Not to be reductive, but what actually matters is that Graves saw a real and credible swing and had the testicular fortitude to stand by it in the face of scepticism, cruelty, and flat out lies about his record as a pollster. He has been vindicated that something big and substantial is happening, and that we are now in a truly competitive election environment. In many ways, this week can and should be the week the debate about whether the Liberals could win the 2025 election dies a final death.
Whether they will, nobody knows. But the idea of a reelected Liberal government has gone from absurdist fantasy to a genuine prospect. And Frank Graves was the first to see it. May we tip our caps.

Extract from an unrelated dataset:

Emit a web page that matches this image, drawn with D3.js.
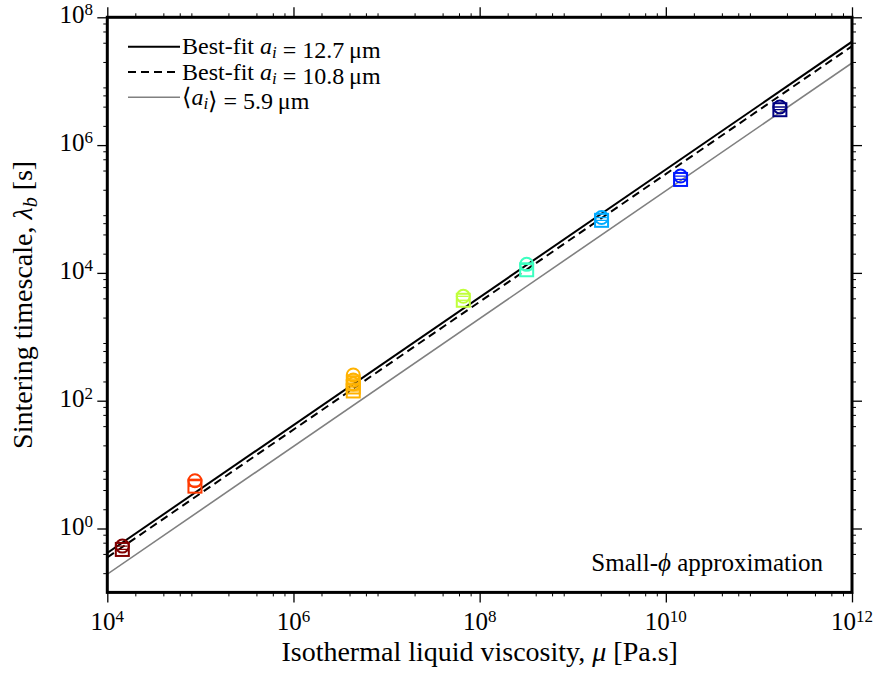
<!DOCTYPE html>
<html>
<head>
<meta charset="utf-8">
<script src="https://cdn.jsdelivr.net/npm/d3@7"></script>
<style>
  html, body { margin: 0; padding: 0; background: #fff; }
  svg { display: block; }
  text { font-family: "Liberation Serif", "DejaVu Serif", serif; fill: #000; }
</style>
</head>
<body>
<svg id="chart" width="878" height="679"></svg>
<script>
// ---- data ----------------------------------------------------------------
// viscosity of each sample group [Pa.s]
const viscosity = [1.45e4, 8.74e4, 4.39e6, 6.67e7, 3.2e8, 2.04e9, 1.44e10, 1.68e11];
// sintering timescale from the circle-marker fits [s]
const lambdaCircle = [[0.53], [5.6], [253, 211, 183], [4300], [13600], [73600], [328000], [3.95e6]];
// sintering timescale from the square-marker fits [s]
const lambdaSquare = [[0.47], [4.6], [189, 164, 142], [3730], [11200], [66500], [290000], [3.58e6]];
// relative uncertainty on viscosity
const viscosityErr = [0.14, 0.14, 0.14, 0.14, 0.14, 0.14, 0.14, 0.14];
// group colours (jet, high viscosity -> low)
const groupColors = ["#800000", "#ff3a00", "#ffb200", "#c0ff3c", "#3cffc0", "#00aaff", "#0018ff", "#000080"];

// model lines: lambda = K * a * mu  (a in micrometres)
const fitRadius = [12.7, 10.8, 5.9];
const fitLabels = [
  [["Best-fit ", ""], ["a", "i"], [" = 12.7\u2009\u03bcm", ""]],
  [["Best-fit ", ""], ["a", "i"], [" = 10.8\u2009\u03bcm", ""]],
  [["\u27e8", ""], ["a", "i"], ["\u27e9 = 5.9\u2009\u03bcm", ""]]
];
const timescalePerMicron = 3.27e-6;

// axes
const xDomain = [1e4, 1e12];
const yDomain = [1e-1, 1e8];
const xTickExps = [4, 6, 8, 10, 12];
const yTickExps = [0, 2, 4, 6, 8];
const minorSubs = [2, 4, 6, 8];

// ---- layout --------------------------------------------------------------
const svg = d3.select("#chart");
const box = { left: 107.3, right: 852, top: 17.3, bottom: 592.4 };
const x = d3.scaleLog().domain(xDomain).range([box.left, box.right]);
const y = d3.scaleLog().domain(yDomain).range([box.bottom, box.top]);

function minorTicks(domain) {
  const lo = Math.round(Math.log10(domain[0])), hi = Math.round(Math.log10(domain[1]));
  const out = [];
  for (let e = lo; e < hi; e++) minorSubs.forEach(s => out.push(s * Math.pow(10, e)));
  return out;
}
const xMinor = minorTicks(xDomain);
const yMinor = minorTicks(yDomain);
const xMajor = xTickExps.map(e => Math.pow(10, e));
const yMajor = yTickExps.map(e => Math.pow(10, e));

// tick marks on all four sides (outward)
function drawAxis(gen, translate, values, size, width) {
  const g = svg.append("g").attr("transform", translate)
    .call(gen.tickValues(values).tickSize(size).tickFormat(""));
  g.select(".domain").remove();
  g.selectAll(".tick line").attr("stroke", "#000").attr("stroke-width", width);
  return g;
}
drawAxis(d3.axisBottom(x), `translate(0,${box.bottom})`, xMinor, 4, 1);
drawAxis(d3.axisTop(x), `translate(0,${box.top})`, xMinor, 4, 1);
drawAxis(d3.axisBottom(x), `translate(0,${box.bottom})`, xMajor, 10, 1.3);
drawAxis(d3.axisTop(x), `translate(0,${box.top})`, xMajor, 10, 1.3);
drawAxis(d3.axisLeft(y), `translate(${box.left},0)`, yMinor, 4, 1);
drawAxis(d3.axisRight(y), `translate(${box.right},0)`, yMinor, 4, 1);
drawAxis(d3.axisLeft(y), `translate(${box.left},0)`, yMajor, 10, 1.3);
drawAxis(d3.axisRight(y), `translate(${box.right},0)`, yMajor, 10, 1.3);

// tick labels 10^n
xTickExps.forEach(e => {
  const t = svg.append("text").attr("x", x(Math.pow(10, e))).attr("y", 630)
    .attr("text-anchor", "middle").attr("font-size", 25);
  t.append("tspan").text("10");
  t.append("tspan").attr("font-size", 17).attr("dy", -8).text(e);
});
yTickExps.forEach(e => {
  const t = svg.append("text").attr("x", 93).attr("y", y(Math.pow(10, e)) + 6)
    .attr("text-anchor", "end").attr("font-size", 25);
  t.append("tspan").text("10");
  t.append("tspan").attr("font-size", 17).attr("dy", -8).text(e);
});

// clip to plotting area
svg.append("clipPath").attr("id", "plot-clip")
  .append("rect").attr("x", box.left).attr("y", box.top)
  .attr("width", box.right - box.left).attr("height", box.bottom - box.top);
const plot = svg.append("g").attr("clip-path", "url(#plot-clip)");

// model lines
const lineStyles = [
  { stroke: "#000", width: 2, dash: null },
  { stroke: "#000", width: 2, dash: "8,5" },
  { stroke: "#808080", width: 1.6, dash: null }
];
const line = d3.line().x(d => x(d[0])).y(d => y(d[1]));
fitRadius.forEach((a, i) => {
  const pts = xDomain.map(mu => [mu, timescalePerMicron * a * mu]);
  plot.append("path").attr("d", line(pts)).attr("fill", "none")
    .attr("stroke", lineStyles[i].stroke).attr("stroke-width", lineStyles[i].width)
    .attr("stroke-dasharray", lineStyles[i].dash);
});

// data markers with horizontal error bars
const r = 6.5;
viscosity.forEach((mu, i) => {
  const col = groupColors[i];
  const g = plot.append("g").attr("stroke", col).attr("fill", "none").attr("stroke-width", 2);
  const cx = x(mu);
  const x0 = x(mu * (1 - viscosityErr[i])), x1 = x(mu * (1 + viscosityErr[i]));
  lambdaCircle[i].forEach(l => {
    g.append("line").attr("x1", x0).attr("x2", x1).attr("y1", y(l)).attr("y2", y(l)).attr("stroke-width", 1.3);
    g.append("circle").attr("cx", cx).attr("cy", y(l)).attr("r", r);
  });
  lambdaSquare[i].forEach(l => {
    g.append("line").attr("x1", x0).attr("x2", x1).attr("y1", y(l)).attr("y2", y(l)).attr("stroke-width", 1.3);
    g.append("rect").attr("x", cx - r).attr("y", y(l) - r).attr("width", 2 * r).attr("height", 2 * r);
  });
});

// frame
svg.append("rect").attr("x", box.left).attr("y", box.top)
  .attr("width", box.right - box.left).attr("height", box.bottom - box.top)
  .attr("fill", "none").attr("stroke", "#000").attr("stroke-width", 3);

// legend
fitLabels.forEach((parts, i) => {
  const ly = 46.7 + i * 25.3;
  svg.append("line").attr("x1", 128).attr("x2", 180).attr("y1", ly).attr("y2", ly)
    .attr("stroke", lineStyles[i].stroke).attr("stroke-width", lineStyles[i].width)
    .attr("stroke-dasharray", lineStyles[i].dash);
  const t = svg.append("text").attr("x", 182).attr("y", ly + 7.5).attr("font-size", 24);
  parts.forEach(([main, sub]) => {
    if (sub) {
      t.append("tspan").attr("font-style", "italic").text(main);
      t.append("tspan").attr("font-style", "italic").attr("font-size", 17).attr("dy", 4).text(sub);
      t.append("tspan").attr("dy", -4).text("");
    } else {
      t.append("tspan").text(main);
    }
  });
});

// annotation
const note = svg.append("text").attr("x", 823).attr("y", 571).attr("text-anchor", "end").attr("font-size", 25);
note.append("tspan").text("Small-");
note.append("tspan").attr("font-style", "italic").text("\u03d5");
note.append("tspan").text(" approximation");

// axis titles
const xt = svg.append("text").attr("x", (box.left + box.right) / 2).attr("y", 661)
  .attr("text-anchor", "middle").attr("font-size", 28);
xt.append("tspan").text("Isothermal liquid viscosity, ");
xt.append("tspan").attr("font-style", "italic").text("\u03bc");
xt.append("tspan").text(" [Pa.s]");

const yt = svg.append("text").attr("transform", `translate(32,${(box.top + box.bottom) / 2}) rotate(-90)`)
  .attr("text-anchor", "middle").attr("font-size", 28);
yt.append("tspan").text("Sintering timescale, ");
yt.append("tspan").attr("font-style", "italic").text("\u03bb");
yt.append("tspan").attr("font-style", "italic").attr("font-size", 20).attr("dy", 5).text("b");
yt.append("tspan").attr("dy", -5).text(" [s]");
</script>
</body>
</html>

I think trump has trapped the conservatives and Pollievre the same way the woke stuff could trap the Liberals. Some of frank graves recent tweets might even hint at further trouble for the conservatives in the next little bit. A large chunk of their base supports trump(some vehemently). If frank graves hint is anywere near the actual number it's possible that nearly 50 percent of their base approvals of trump at the moment. Also some of the weird moves they have been making lately like announcing stuff that would acquise to trump's demands and telling the liberals to listen to them and that new slogan they announced makes me think that they know that they are stuck in a pickle. Pollievre has criticized the 51st state stuff and the tariffs but I don't think it has persuaded anyone. Pollievre hasn't sounded like a stateman either at times throughout this crisis which might hurt the conservative. The next move the conservative might make will likely come from that event later this week were they plan to wrap themselves around the canadian flag. Small chunks of the conservative base might not like that at all. The fundamentals in theory should favour the CPC still but I do wonder if trump has scrambled the race and exposed severe weakenesses with the CPC that are unlikely to be fixed before the election.
Frank Graves is always worth paying attention to.